Başka bir dünyadan anılar - 47 Sporsuz spor bayramları - Havadis Gazetesi | Kıbrıs Haber
Cuma, Nisan 19, 2024
Köşe Yazarları

Başka bir dünyadan anılar – 47 Sporsuz spor bayramları

İngiliz Okulu’nda “19 Mayıs, Gençlik ve Spor Bayramı” kutlanmazdı ama orada spor vardı. Lise’ye geçtim ve gördüm ki orada “Gençlik ve Spor Bayramı” vardı ama spor yoktu. Lise’de spor, dostlar alış verişte görsün kabilinden yapılırdı. Birçok konuda olduğu gibi sporda da mazruf (içerik, öz) önemli değildi ama zarf (kılıf, görüntü) önemliydi. (O zamanlar bayramın adına henüz “Atatütk’ü anma” ifadesi eklenmemişti. Yeni isim, 12 Eylül (1980)darbecilerinin bir katkısıydı.)
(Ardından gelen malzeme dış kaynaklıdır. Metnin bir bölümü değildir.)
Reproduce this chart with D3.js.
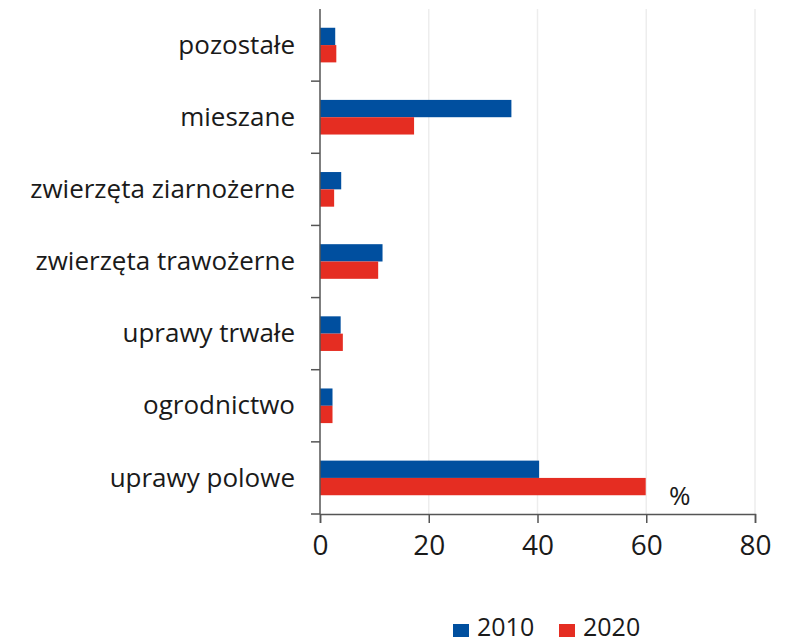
<!DOCTYPE html>
<html>
<head>
<meta charset="utf-8">
<script src="https://cdn.jsdelivr.net/npm/d3@7"></script>
<style>
  body { margin: 0; background: #fff; }
  text { font-family: "Open Sans", "Noto Sans", sans-serif; fill: #1a1a1a; }
</style>
</head>
<body>
<svg id="chart" width="798" height="643"></svg>
<script>
// ------ data
var categories = ["pozostałe", "mieszane", "zwierzęta ziarnożerne", "zwierzęta trawożerne",
                  "uprawy trwałe", "ogrodnictwo", "uprawy polowe"];
var values2010 = [2.8, 35.2, 3.9, 11.5, 3.8, 2.3, 40.3];
var values2020 = [3.0, 17.3, 2.6, 10.7, 4.2, 2.3, 59.9];
var seriesNames = ["2010", "2020"];
var xTicks = [0, 20, 40, 60, 80];

var colors = ["#004f9f", "#e52d22"];

// ------ layout
var margin = {top: 9, left: 320, right: 43, bottom: 129},
    width = 798 - margin.left - margin.right,
    height = 643 - margin.top - margin.bottom;

var svg = d3.select("#chart")
  .append("g")
  .attr("transform", "translate(" + margin.left + "," + margin.top + ")");

var x = d3.scaleLinear().domain([0, 80]).range([0, width]);
var y = d3.scaleBand().domain(categories).range([0, height]).paddingInner(0.52).paddingOuter(0.26);
var ySub = d3.scaleBand().domain(seriesNames).range([0, y.bandwidth()]);

// gridlines
svg.selectAll(".grid")
  .data(xTicks.slice(1))
  .enter().append("line")
  .attr("x1", d => x(d)).attr("x2", d => x(d))
  .attr("y1", 0).attr("y2", height)
  .attr("stroke", "#ededed").attr("stroke-width", 1.5);

// bars
var rows = categories.map((c, i) => ({cat: c, vals: [values2010[i], values2020[i]]}));
var groups = svg.selectAll(".row")
  .data(rows)
  .enter().append("g")
  .attr("transform", d => "translate(0," + y(d.cat) + ")");

groups.selectAll("rect")
  .data(d => d.vals.map((v, j) => ({s: seriesNames[j], v: v, j: j})))
  .enter().append("rect")
  .attr("x", x(0))
  .attr("y", d => ySub(d.s))
  .attr("width", d => x(d.v) - x(0))
  .attr("height", ySub.bandwidth())
  .attr("fill", d => colors[d.j]);

// y axis (ticks between categories)
var step = y.step();
svg.append("line")
  .attr("x1", 0).attr("x2", 0).attr("y1", 0).attr("y2", height)
  .attr("stroke", "#555").attr("stroke-width", 1.5);
svg.selectAll(".ytick")
  .data(d3.range(1, categories.length + 1))
  .enter().append("line")
  .attr("x1", -9).attr("x2", 0)
  .attr("y1", d => d * step).attr("y2", d => d * step)
  .attr("stroke", "#555").attr("stroke-width", 1.5);

svg.selectAll(".ylabel")
  .data(categories)
  .enter().append("text")
  .attr("x", -25)
  .attr("y", d => y(d) + y.bandwidth() / 2)
  .attr("dy", "0.33em")
  .attr("text-anchor", "end")
  .style("font-size", "26px")
  .text(d => d);

// x axis
var xAxis = svg.append("g")
  .attr("transform", "translate(0," + height + ")")
  .call(d3.axisBottom(x).tickValues(xTicks).tickSize(9).tickPadding(12));
xAxis.select(".domain").attr("stroke", "#555").attr("stroke-width", 1.5);
xAxis.selectAll(".tick line").attr("stroke", "#555").attr("stroke-width", 1.5);
xAxis.selectAll(".tick text")
  .style("font-size", "28px")
  .style("font-family", "'Open Sans', 'Noto Sans', sans-serif")
  .attr("fill", "#1a1a1a");

svg.append("text")
  .attr("x", x(64.2))
  .attr("y", height - 9)
  .style("font-size", "26px")
  .text("%");

// legend
var legend = d3.select("#chart").append("g")
  .attr("transform", "translate(453,623)");
var items = legend.selectAll(".leg")
  .data(seriesNames)
  .enter().append("g")
  .attr("transform", (d, i) => "translate(" + (i * 106) + ",0)");
items.append("rect")
  .attr("y", 1).attr("width", 16).attr("height", 13)
  .attr("fill", (d, i) => colors[i]);
items.append("text")
  .attr("x", 24).attr("y", 13)
  .style("font-size", "25px")
  .text(d => d);
</script>
</body>
</html>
İngiliz Okulu’nda futbol, çim hokeyi, voleybol, basketbol, kriket takımlarında yer aldığımı anımsıyorum. Benim son yılımda okula ilk kez “baseball” da girmişti. Atletizmde 100 m., 200 m., koşmuş, ayrıca tek adım ve üç adım uzun atlamalarda ve yüksek atlamada yarışmıştım.
Lise’de hiç spor yapmadım desem yalan olmaz. Haftada bir saat jimnastik dersimiz vardı. Bazan da hoca derse gelmezdi bu da pek hoşumuza giderdi. Geldiği zaman da lisenin avlusunda toplanır, gömleklerimizi çıkarır ve “kolları aç, kollar yukarı” türünden maskaralıklar yapardık. En önemli spor programı “Gençlik ve Spor Bayramı”na hazırlanmaktı. Aklımızca kızlara gösteriş yapacaktık. Aklımız fikrimiz zaten hep gösterişte.
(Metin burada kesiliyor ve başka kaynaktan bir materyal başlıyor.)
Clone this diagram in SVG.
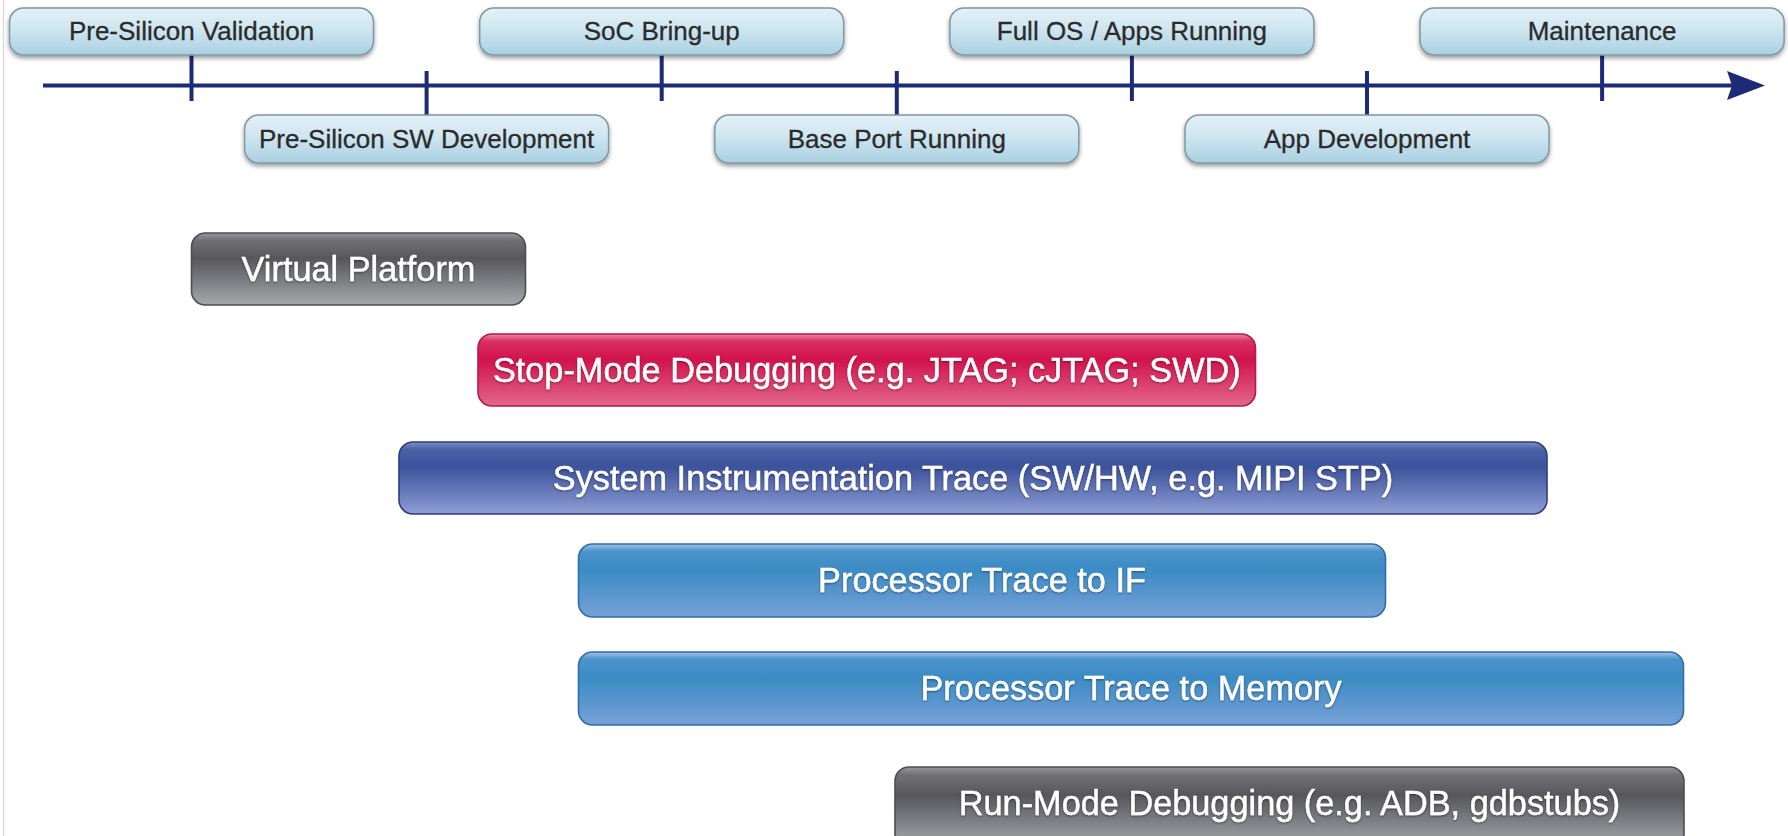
<svg xmlns="http://www.w3.org/2000/svg" width="1788" height="836" viewBox="0 0 1788 836">
  <style>
    .ms rect { fill: url(#gMilestone); stroke: #7f98a3; stroke-width: 1.5; filter: url(#shadow); }
    .ms text { font-family: "Liberation Sans", Arial, Helvetica, sans-serif; font-size: 26px; fill: #2b2b2b; stroke: #2b2b2b; stroke-width: 0.3; text-anchor: middle; }
    .bar text { font-family: "Liberation Sans", Arial, Helvetica, sans-serif; font-size: 34.3px; fill: #ffffff; stroke: #ffffff; stroke-width: 0.4; text-anchor: middle; filter: url(#textShadow); }
    .bar rect { stroke-width: 1.6; }
    .gray rect { fill: url(#gGray); stroke: #4d4d52; }
    .red rect { fill: url(#gRed); stroke: #b8164c; }
    .navy rect { fill: url(#gNavy); stroke: #2d3d82; }
    .blue rect { fill: url(#gBlue); stroke: #2f6ea8; }
    .axis { stroke: #1c2a78; stroke-width: 4; fill: none; }
    .tick { stroke: #1c2a78; stroke-width: 4; }
  </style>
  <defs>
    <linearGradient id="gMilestone" x1="0" y1="0" x2="0" y2="1">
      <stop offset="0" stop-color="#e4f1f7"/>
      <stop offset="0.45" stop-color="#cfe6f0"/>
      <stop offset="1" stop-color="#a9d0e2"/>
    </linearGradient>
    <linearGradient id="gGray" x1="0" y1="0" x2="0" y2="1">
      <stop offset="0" stop-color="#97979b"/>
      <stop offset="0.1" stop-color="#707075"/>
      <stop offset="0.35" stop-color="#56565b"/>
      <stop offset="1" stop-color="#a6a8ac"/>
    </linearGradient>
    <linearGradient id="gRed" x1="0" y1="0" x2="0" y2="1">
      <stop offset="0" stop-color="#ea8aa3"/>
      <stop offset="0.1" stop-color="#da3064"/>
      <stop offset="0.35" stop-color="#d1124c"/>
      <stop offset="1" stop-color="#e2678c"/>
    </linearGradient>
    <linearGradient id="gNavy" x1="0" y1="0" x2="0" y2="1">
      <stop offset="0" stop-color="#7f90c8"/>
      <stop offset="0.1" stop-color="#4a62a8"/>
      <stop offset="0.35" stop-color="#3c529b"/>
      <stop offset="1" stop-color="#8e9ed4"/>
    </linearGradient>
    <linearGradient id="gBlue" x1="0" y1="0" x2="0" y2="1">
      <stop offset="0" stop-color="#a2c4e6"/>
      <stop offset="0.1" stop-color="#4c93cc"/>
      <stop offset="0.35" stop-color="#3b8bc4"/>
      <stop offset="1" stop-color="#76a1d7"/>
    </linearGradient>
    <filter id="shadow" x="-5%" y="-20%" width="110%" height="150%">
      <feDropShadow dx="0" dy="2.5" stdDeviation="2" flood-color="#000" flood-opacity="0.4"/>
    </filter>
    <filter id="textShadow" x="-5%" y="-30%" width="110%" height="160%">
      <feDropShadow dx="0" dy="1" stdDeviation="0.8" flood-color="#000" flood-opacity="0.45"/>
    </filter>
    <marker id="arrow" markerUnits="userSpaceOnUse" markerWidth="40" markerHeight="30" refX="8" refY="14.5" orient="auto">
      <path d="M0,0 L38,14.5 L0,29 L5,14.5 Z" fill="#1c2a78"/>
    </marker>
  </defs>

  <rect x="0" y="0" width="1788" height="836" fill="#ffffff"/>
  <line x1="3.5" y1="0" x2="3.5" y2="836" stroke="#dcdcdc" stroke-width="1.5"/>

  <!-- timeline axis and milestone ticks -->
  <g id="connectors">
    <path class="axis" d="M43,85.5 H1735" marker-end="url(#arrow)"/>
    <line class="tick" x1="191.5" y1="55" x2="191.5" y2="101"/>
    <line class="tick" x1="426.6" y1="71" x2="426.6" y2="115"/>
    <line class="tick" x1="661.7" y1="55" x2="661.7" y2="101"/>
    <line class="tick" x1="896.8" y1="71" x2="896.8" y2="115"/>
    <line class="tick" x1="1131.9" y1="55" x2="1131.9" y2="101"/>
    <line class="tick" x1="1367" y1="71" x2="1367" y2="115"/>
    <line class="tick" x1="1602.1" y1="55" x2="1602.1" y2="101"/>
  </g>

  <!-- milestones above the axis -->
  <g id="pre-silicon-validation" class="ms">
    <rect x="9.5" y="8" width="364" height="47" rx="14"/>
    <text x="191.5" y="40">Pre-Silicon Validation</text>
  </g>
  <g id="soc-bring-up" class="ms">
    <rect x="479.7" y="8" width="364" height="47" rx="14"/>
    <text x="661.7" y="40">SoC Bring-up</text>
  </g>
  <g id="full-os-apps-running" class="ms">
    <rect x="949.9" y="8" width="364" height="47" rx="14"/>
    <text x="1131.9" y="40">Full OS / Apps Running</text>
  </g>
  <g id="maintenance" class="ms">
    <rect x="1420.1" y="8" width="364" height="47" rx="14"/>
    <text x="1602.1" y="40">Maintenance</text>
  </g>

  <!-- milestones below the axis -->
  <g id="pre-silicon-sw-development" class="ms">
    <rect x="244.6" y="115" width="364" height="48" rx="14"/>
    <text x="426.6" y="148">Pre-Silicon SW Development</text>
  </g>
  <g id="base-port-running" class="ms">
    <rect x="714.8" y="115" width="364" height="48" rx="14"/>
    <text x="896.8" y="148">Base Port Running</text>
  </g>
  <g id="app-development" class="ms">
    <rect x="1185" y="115" width="364" height="48" rx="14"/>
    <text x="1367" y="148">App Development</text>
  </g>

  <!-- debug technique spans -->
  <g id="virtual-platform" class="bar gray">
    <rect x="191.5" y="233" width="334" height="72" rx="14"/>
    <text x="358.5" y="281">Virtual Platform</text>
  </g>
  <g id="stop-mode-debugging" class="bar red">
    <rect x="478" y="334" width="777.5" height="72" rx="14"/>
    <text x="866.8" y="382">Stop-Mode Debugging (e.g. JTAG; cJTAG; SWD)</text>
  </g>
  <g id="system-instrumentation-trace" class="bar navy">
    <rect x="399" y="442" width="1148" height="72" rx="14"/>
    <text x="973" y="490">System Instrumentation Trace (SW/HW, e.g. MIPI STP)</text>
  </g>
  <g id="processor-trace-if" class="bar blue">
    <rect x="578.5" y="544" width="807" height="73" rx="14"/>
    <text x="982" y="592">Processor Trace to IF</text>
  </g>
  <g id="processor-trace-memory" class="bar blue">
    <rect x="578.5" y="652" width="1105" height="73" rx="14"/>
    <text x="1131" y="700">Processor Trace to Memory</text>
  </g>
  <g id="run-mode-debugging" class="bar gray">
    <rect x="895" y="767" width="789" height="80" rx="14"/>
    <text x="1289.5" y="815">Run-Mode Debugging (e.g. ADB, gdbstubs)</text>
  </g>
</svg>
Halbuki esas gösteriyi kızlar bize yapıyordu. Onlar çıkar dans eder, çemberlerle jimnastik gösterileri yaparlardı. Onların yaptıklarında bir incelik, şairin deyimiyle “başka bir zerafet, başka bir letafet” vardı. Bizimkiler ise kaba bir kuvvet ve “erkeklik” gösterisiydi. Bunun başında da asker gibi “sol, sağ” yürümek gelirdi. İş gelip gelip askerliğe dayanıyordu. Esas amaç, gençleri askerliğe hazırlamaktı.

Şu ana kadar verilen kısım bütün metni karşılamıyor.